Prednisolone

The actions of corticosteroids are mediated by the binding of the corticosteroid molecules to receptor molecules located within sensitive cells. Corticosteroid receptors are present in human trabecular meshwork cells and in rabbit iris ciliary body tissue.

Prednisolone, in common with other corticosteroids, will inhibit phospholipase A2 and thus decrease prostaglandin formation.

Prednisolone is a glucocorticoid which has anti-inflammatory activity.

Naturally occurring glucocorticoids (hydrocortisone and cortisone), which also have salt-retaining properties, are used as replacement therapy in adrenocortical deficiency states. Their synthetic analogs are primarily used for their potent anti-inflammatory effects in disorders of many organ systems.

Glucocorticoids cause profound and varied metabolic effects. In addition, they modify the body’s immune responses to diverse stimuli.

The activation and migration of leucocytes will be affected by prednisolone. A 1% solution of prednisolone has been demonstrated to cause a 5.1% reduction in polymorphonuclear leucocyte mobilisation to an inflamed cornea. Corticosteroids will also lyse and destroy lymphocytes. These actions of prednisolone all contribute to its anti-inflammatory effect.

Prednisolone is rapidly and apparently almost completely absorbed after oral administration; it reaches peak plasma concentrations after 1-3 hours. There is however wide inter-subject variation suggesting impaired absorption in some individuals. Plasma half-life is about 3 hours in adults and somewhat less in children. Its initial absorption, but not its overall bioavailability, is affected by food. Prednisolone has a biological half-life lasting several hours, making it suitable for alternate-day administration regimens.

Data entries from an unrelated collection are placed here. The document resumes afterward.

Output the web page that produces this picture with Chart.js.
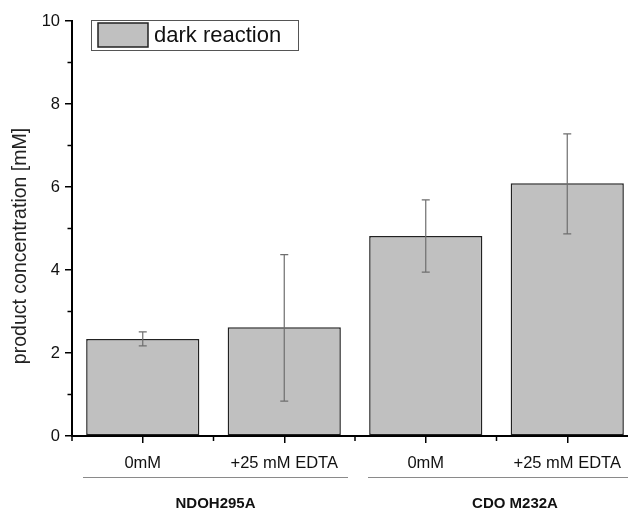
<!DOCTYPE html>
<html>
<head>
<meta charset="utf-8">
<script src="https://cdn.jsdelivr.net/npm/chart.js@4"></script>
<style>
  html, body { margin: 0; padding: 0; background: #fff; }
  #wrap { width: 628px; height: 513px; overflow: hidden; position: relative; }
  canvas { display: block; }
</style>
</head>
<body>
<div id="wrap"><canvas id="chart" width="645" height="513"></canvas></div>
<script>
const categories = ["0mM", "+25 mM EDTA", "0mM", "+25 mM EDTA"];
const groups = ["NDOH295A", "CDO M232A"];
const groupStart = [0, 2];
const groupEnd = [1, 3];
const values = [2.34, 2.62, 4.82, 6.09];
const errLow = [2.17, 0.84, 3.95, 4.87];
const errHigh = [2.51, 4.37, 5.69, 7.28];
const yTicks = [0, 2, 4, 6, 8, 10];
const yMinorTicks = [1, 3, 5, 7, 9];
const seriesName = "dark reaction";
const yTitle = "product concentration [mM]";

const FONT = "'Liberation Sans', Arial, sans-serif";

// error bars, minor ticks, group labels, legend, y title
const extras = {
  id: "extras",
  afterDatasetsDraw(chart) {
    const ctx = chart.ctx;
    const x = chart.scales.x;
    const y = chart.scales.y;
    ctx.save();
    ctx.strokeStyle = "#6e6e6e";
    ctx.lineWidth = 1.2;
    values.forEach((v, i) => {
      const cx = x.getPixelForValue(i);
      const top = y.getPixelForValue(errHigh[i]);
      const bot = y.getPixelForValue(errLow[i]);
      ctx.beginPath();
      ctx.moveTo(cx, top); ctx.lineTo(cx, bot);
      ctx.moveTo(cx - 4, top); ctx.lineTo(cx + 4, top);
      ctx.moveTo(cx - 4, bot); ctx.lineTo(cx + 4, bot);
      ctx.stroke();
    });
    ctx.restore();
  },
  afterDraw(chart) {
    const ctx = chart.ctx;
    const x = chart.scales.x;
    const y = chart.scales.y;
    const area = chart.chartArea;
    const w = x.getPixelForValue(1) - x.getPixelForValue(0);
    ctx.save();

    // minor ticks
    ctx.strokeStyle = "#000";
    ctx.lineWidth = 1.5;
    yMinorTicks.forEach(t => {
      const py = y.getPixelForValue(t);
      ctx.beginPath();
      ctx.moveTo(area.left, py); ctx.lineTo(area.left - 4.5, py);
      ctx.stroke();
    });
    for (let i = 0; i <= categories.length; i++) {
      const px = x.getPixelForValue(i) - w / 2;
      ctx.beginPath();
      ctx.moveTo(px, area.bottom); ctx.lineTo(px, area.bottom + 5);
      ctx.stroke();
    }

    // group lines and labels
    groups.forEach((g, k) => {
      const left = x.getPixelForValue(groupStart[k]) - w / 2 + (k === 0 ? 11 : 13);
      const right = x.getPixelForValue(groupEnd[k]) + w / 2 + (k === groups.length - 1 ? 24 : -7);
      ctx.strokeStyle = "#8a8a8a";
      ctx.lineWidth = 1;
      ctx.beginPath();
      ctx.moveTo(left, 477.5); ctx.lineTo(right, 477.5);
      ctx.stroke();
      ctx.fillStyle = "#111";
      ctx.font = "bold 15px " + FONT;
      ctx.textAlign = "center";
      ctx.textBaseline = "middle";
      ctx.fillText(g, (left + right) / 2, 504);
    });

    // y title
    ctx.save();
    ctx.translate(21, 246);
    ctx.rotate(-Math.PI / 2);
    ctx.fillStyle = "#222";
    ctx.font = "19.5px " + FONT;
    ctx.textAlign = "center";
    ctx.textBaseline = "middle";
    ctx.fillText(yTitle, 0, 0);
    ctx.restore();

    // legend
    ctx.fillStyle = "#fff";
    ctx.strokeStyle = "#555";
    ctx.lineWidth = 1;
    ctx.fillRect(91, 20, 207, 30);
    ctx.strokeRect(91.5, 20.5, 207, 30);
    ctx.fillStyle = "#c0c0c0";
    ctx.fillRect(98, 23, 50, 24);
    ctx.strokeStyle = "#222";
    ctx.lineWidth = 1.5;
    ctx.strokeRect(98, 23, 50, 24);
    ctx.fillStyle = "#111";
    ctx.font = "22px " + FONT;
    ctx.textAlign = "left";
    ctx.textBaseline = "middle";
    ctx.fillText(seriesName, 154, 36);

    ctx.restore();
  }
};

new Chart(document.getElementById("chart"), {
  type: "bar",
  data: {
    labels: categories,
    datasets: [{
      label: seriesName,
      data: values,
      backgroundColor: "#c0c0c0",
      borderColor: "#222",
      borderWidth: 1.5,
      borderSkipped: false,
      barPercentage: 0.8,
      categoryPercentage: 1.0
    }]
  },
  options: {
    responsive: false,
    animation: false,
    layout: { padding: { top: 21, right: 7, left: 0, bottom: 0 } },
    plugins: {
      legend: { display: false },
      tooltip: { enabled: false }
    },
    scales: {
      x: {
        afterFit: scale => { scale.height = 77; },
        grid: {
          offset: false,
          drawOnChartArea: false,
          tickLength: 7,
          lineWidth: 1.5,
          color: "#000"
        },
        border: { color: "#000", width: 2 },
        ticks: {
          color: "#111",
          padding: 11,
          maxRotation: 0,
          font: { family: FONT, size: 16.5 }
        }
      },
      y: {
        min: 0,
        max: 10,
        afterFit: scale => { scale.width = 72; },
        afterBuildTicks: scale => { scale.ticks = yTicks.map(v => ({ value: v })); },
        grid: {
          drawOnChartArea: false,
          tickLength: 7,
          lineWidth: 1.5,
          color: "#000"
        },
        border: { color: "#000", width: 2 },
        ticks: {
          color: "#111",
          padding: 5,
          font: { family: FONT, size: 16.5 }
        }
      }
    }
  },
  plugins: [extras]
});
</script>
</body>
</html>
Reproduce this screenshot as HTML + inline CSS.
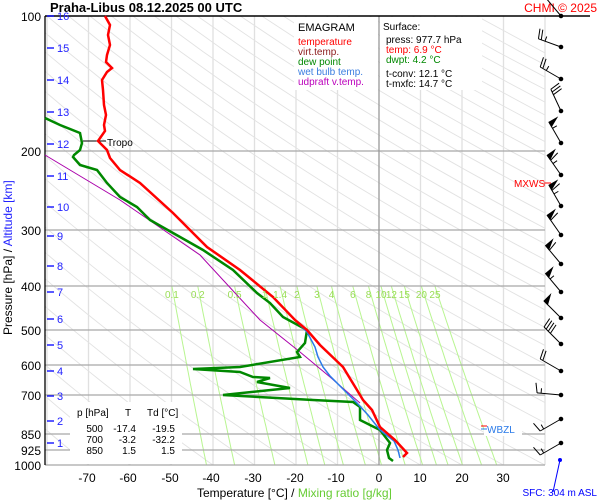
<!DOCTYPE html>
<html><head><meta charset="utf-8"><style>
html,body{margin:0;padding:0;background:#fff;}
svg{display:block;font-family:"Liberation Sans",sans-serif;}
</style></head><body>
<svg id="s" width="600" height="500" viewBox="0 0 600 500" xmlns="http://www.w3.org/2000/svg">
<rect width="600" height="500" fill="#fff"/>
<g id="bg"></g>
<g stroke="#a8a8a8" stroke-width="1.3">
<line x1="45" y1="151" x2="545" y2="151"/><line x1="45" y1="230" x2="545" y2="230"/>
<line x1="45" y1="286" x2="545" y2="286"/><line x1="45" y1="330" x2="545" y2="330"/>
<line x1="45" y1="365" x2="545" y2="365"/><line x1="45" y1="395" x2="545" y2="395"/>
<line x1="45" y1="434" x2="545" y2="434"/><line x1="45" y1="450" x2="545" y2="450"/>
<line x1="45" y1="465" x2="545" y2="465"/>
</g>
<line x1="379" y1="16" x2="379" y2="465" stroke="#999" stroke-width="1.3"/>
<rect x="294" y="17" width="84" height="73" fill="#fff"/>
<rect x="380" y="17" width="102" height="73" fill="#fff"/>
<text x="298" y="31" font-size="11">EMAGRAM</text>
<g font-size="10">
<text x="298" y="45" fill="#f00">temperature</text>
<text x="298" y="55" fill="#8b1a1a">virt.temp.</text>
<text x="298" y="65" fill="#080">dew point</text>
<text x="298" y="75" fill="#3a7de0">wet bulb temp.</text>
<text x="298" y="85" fill="#b0b">udpraft v.temp.</text>
<text x="383" y="30" fill="#000">Surface:</text>
<text x="386" y="43">press: 977.7 hPa</text>
<text x="386" y="53" fill="#f00">temp: 6.9 °C</text>
<text x="386" y="63" fill="#080">dwpt: 4.2 °C</text>
<text x="386" y="77">t-conv: 12.1 °C</text>
<text x="386" y="87">t-mxfc: 14.7 °C</text>
</g>
<line x1="45" y1="16" x2="590" y2="16" stroke="#000" stroke-width="1.5"/>
<line x1="45" y1="16" x2="45" y2="465" stroke="#000" stroke-width="1.3"/>
<text x="50" y="12" font-size="13" font-weight="bold">Praha-Libus    08.12.2025 00 UTC</text>
<text x="597" y="12" font-size="12" fill="#f00" text-anchor="end">CHMI © 2025</text>
<g font-size="12" text-anchor="end">
<text x="41" y="21">100</text><text x="41" y="156">200</text><text x="41" y="235">300</text>
<text x="41" y="291">400</text><text x="41" y="335">500</text><text x="41" y="370">600</text>
<text x="41" y="400">700</text><text x="41" y="439">850</text><text x="41" y="455">925</text>
<text x="41" y="470">1000</text>
</g>
<g stroke="#00f" stroke-width="1.3" id="km"></g>
<g font-size="11" fill="#22f" id="kmt"></g>
<text transform="translate(12,335) rotate(-90)" font-size="12">Pressure [hPa]  /  <tspan fill="#22f">Altitude [km]</tspan></text>
<g font-size="12" text-anchor="middle">
<text x="87" y="482">-70</text><text x="128" y="482">-60</text><text x="170" y="482">-50</text>
<text x="211" y="482">-40</text><text x="253" y="482">-30</text><text x="295" y="482">-20</text>
<text x="336" y="482">-10</text><text x="379" y="482">0</text><text x="420" y="482">10</text>
<text x="462" y="482">20</text><text x="503" y="482">30</text>
</g>
<text x="197" y="497" font-size="12">Temperature [°C]  /  <tspan fill="#6c3">Mixing ratio [g/kg]</tspan></text>
<line x1="83" y1="141" x2="106" y2="141" stroke="#000"/>
<text x="107" y="146" font-size="10">Tropo</text>
<polyline fill="none" stroke="#a0a" stroke-width="1" points="45,155 120,200 200,255 260,320 300,352 330,377 360,403"/>
<polyline fill="none" stroke="#080" stroke-width="2.5" points="45,118 60,125 80,133 82,143 80,150 74,155 73,157 80,165 97,170 107,183 120,197 137,207 150,220 173,233 203,250 233,270 257,293 270,303 283,317 307,330 305,343 297,352 300,357 240,367 193,369 240,372 253,377 270,378 257,382 290,388 223,395 313,400 353,402 360,407 360,420 380,430 390,443 387,450 389,458 393,461"/>
<polyline fill="none" stroke="#2a7ae8" stroke-width="1.5" points="295,320 307,332 315,347 318,357 323,367 330,376 337,383 347,393 357,403 368,415 380,430 394,441 398,450 400,458"/>
<polyline fill="none" stroke="#f00" stroke-width="2.5" points="105,16 110,25 108,35 110,45 107,55 106,62 112,68 107,72 102,80 103,90 104,105 106,115 104,125 105,131 98,141 107,150 110,158 120,170 140,183 173,213 207,247 240,270 273,297 295,320 307,330 320,345 343,367 357,390 363,400 372,410 380,427 395,440 407,453 403,457"/>
<rect x="70" y="402" width="112" height="62" fill="#fff"/>
<g font-size="10">
<text x="77" y="416">p [hPa]</text><text x="125" y="416">T</text><text x="147" y="416">Td [°C]</text>
<g text-anchor="end">
<text x="103" y="432">500</text><text x="136" y="432">-17.4</text><text x="175" y="432">-19.5</text>
<text x="103" y="443">700</text><text x="136" y="443">-3.2</text><text x="175" y="443">-32.2</text>
<text x="103" y="454">850</text><text x="136" y="454">1.5</text><text x="175" y="454">1.5</text>
</g></g>
<rect x="484" y="422" width="38" height="14" fill="#fff"/>
<line x1="481" y1="426" x2="487" y2="426" stroke="#f00"/><line x1="481" y1="429" x2="487" y2="429" stroke="#2a7ae8"/>
<text x="487" y="433" font-size="10" fill="#2a7ae8">WBZL</text>
<text x="514" y="187" font-size="10" fill="#f00">MXWS</text>
<line x1="544" y1="183" x2="551" y2="183" stroke="#f00"/>
<g id="barbs" stroke="#000" stroke-width="1" fill="#000"></g>
<line x1="560" y1="460" x2="553" y2="492" stroke="#00f"/><circle cx="560" cy="460" r="2" fill="#00f"/>
<text x="597" y="496" font-size="10" fill="#00f" text-anchor="end">SFC: 304 m ASL</text>
<g id="mr" font-size="10" fill="#9d5" text-anchor="middle"></g>
</svg>
<script>
var NS="http://www.w3.org/2000/svg";
function el(p,t,a,tx){var e=document.createElementNS(NS,t);for(var k in a)e.setAttribute(k,a[k]);if(tx!=null)e.textContent=tx;p.appendChild(e);return e;}
function Y(p){return 16+449*Math.log10(p/100);}
function X(t){return 379+4.15*t;}
var bg=document.getElementById('bg');
for(var t=-80;t<=40;t+=10){if(t==0)continue;var x=X(t);if(x<45||x>545)continue;el(bg,'line',{x1:x,y1:16,x2:x,y2:465,stroke:'#e0e0e0','stroke-width':1.3});}
var cp=el(bg,'clipPath',{id:'c'});el(cp,'rect',{x:45,y:16,width:500,height:449});
var g=el(bg,'g',{'clip-path':'url(#c)'});
for(var th=-100;th<=300;th+=10){var pts=[];for(var p=100;p<=1000;p+=20){var T=(th+273.15)*Math.pow(p/1000,0.286)-273.15;pts.push(X(T).toFixed(1)+','+Y(p).toFixed(1));}
el(g,'polyline',{points:pts.join(' '),fill:'none',stroke:'#e2e2e2','stroke-width':0.9});}
var ws=[0.1,0.2,0.5,1,1.4,2,3,4,6,8,10,12,15,20,25];
var mr=document.getElementById('mr');
function td(w,p){var e=w*p/(622+w);var l=Math.log(e/6.112);return 243.5*l/(17.67-l);}
ws.forEach(function(w){var pts=[];for(var p=400;p<=1000;p+=20)pts.push(X(td(w,p)).toFixed(1)+','+Y(p).toFixed(1));
el(g,'polyline',{points:pts.join(' '),fill:'none',stroke:'#b8f590','stroke-width':1});
el(mr,'text',{x:X(td(w,400)),y:298},String(w));});
var km=[[16,16],[15,48],[14,80],[13,112],[12,144],[11,176],[10,207],[9,236],[8,266],[7,292],[6,319],[5,345],[4,371],[3,396],[2,421],[1,443]];
var kg=document.getElementById('km'),kt=document.getElementById('kmt');
km.forEach(function(k){el(kg,'line',{x1:47,y1:k[1],x2:54,y2:k[1]});el(kt,'text',{x:57,y:k[1]+4},String(k[0]));});
var b=[[16,-130,20],[47,-160,25],[79,-150,25],[111,-115,30],[143,-120,55],[175,-125,65],[206,-120,65],[235,-125,60],[264,-130,60],[292,-130,55],[318,-135,50],[344,-135,40],[371,-150,20],[395,-175,15],[419,150,15],[443,150,15]];
var bb=document.getElementById('barbs');
b.forEach(function(d){var cx=561,cy=d[0],a=d[1]*Math.PI/180,L=24;
var ex=cx+L*Math.cos(a),ey=cy+L*Math.sin(a);
el(bb,'line',{x1:cx,y1:cy,x2:ex,y2:ey});el(bb,'circle',{cx:cx,cy:cy,r:1.8});
var ux=Math.cos(a),uy=Math.sin(a),px=-uy,py=ux;var s=d[2],pos=0;
function pt(k){return [ex-ux*k,ey-uy*k];}
while(s>=50){var p1=pt(pos),p2=pt(pos+5);el(bb,'polygon',{points:p1[0]+','+p1[1]+' '+(p1[0]+px*9)+','+(p1[1]+py*9)+' '+p2[0]+','+p2[1]});pos+=6;s-=50;}
while(s>=10){var q=pt(pos);el(bb,'line',{x1:q[0],y1:q[1],x2:q[0]+px*10+ux*2,y2:q[1]+py*10+uy*2});pos+=3;s-=10;}
if(s>=5){var q=pt(pos+1);el(bb,'line',{x1:q[0],y1:q[1],x2:q[0]+px*5,y2:q[1]+py*5});}
});
</script>
</body></html>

Absorption following intramuscular injection is relatively slow. Systemic absorption occurs slowly after local, intra-articular injection.

Although peak plasma prednisolone levels are somewhat lower after administration of Prednisolone and absorption is delayed, total absorption and bioavailability are the same as after plain prednisolone. Prednisolone shows dose dependent pharmacokinetics, with an increase in dose leading to an increase in volume of distribution and plasma clearance. The degree of plasma protein binding determines the distribution and clearance of free, pharmacologically active drug. Reduced doses are necessary in patients with hypoalbuminaemia.

Prednisolone is metabolised primarily in the liver to a biologically inactive compound. Liver disease prolongs the half-life of prednisolone and, if the patient has hypoalbuminaemia, also increases the proportion of unbound drug and may thereby increase adverse effects.

Prednisolone is excreted in the urine as free and conjugated metabolites, together with small amounts of unchanged prednisolone.

Significant differences in the pharmacokinetics of prednisolone amongst menopausal women have been described. The postmenopausal women had reduced unbound clearance (30%), reduced total clearance and increased half-life of prednisolone.

Ocular use

The oral availability, distribution and excretion of prednisolone is well documented. A figure of 82 ± 13% has been quoted as the oral availability and 1.4 ± 0.3ml/min/kg as the clearance rate. A half life of 2.1-4.0 hours has been calculated.

With regard to ocular pharmacokinetics, prednisolone sodium phosphate is a highly water soluble compound and is almost lipid insoluble. Therefore, theoretically it should not penetrate the intact corneal epithelium. Nevertheless, 30 minutes after instillation of a drop of 1% drug, corneal concentrations of 10µg/g and aqueous levels of 0.5µg/g have been attained. When a 0.5% solution was instilled in rabbit eyes every 15 minutes for an hour, an aqueous concentration of 2.5µg/ml was measured. Considerable variance exists in the intraocular penetration of prednisolone depending on whether the cornea is normal or abraded.

Absorption

It can be seen that only low levels of prednisolone will be absorbed systemically, particularly where the cornea is intact.

Any prednisolone which is absorbed will be highly protein-bound in common with other corticosteroids.

There are no additional non-clinical data.

The use of prednisolone in ophthalmology is well-established. Little specific toxicology work has been reported, however, the breadth of clinical experience confirms its suitability as a topical ophthalmic agent.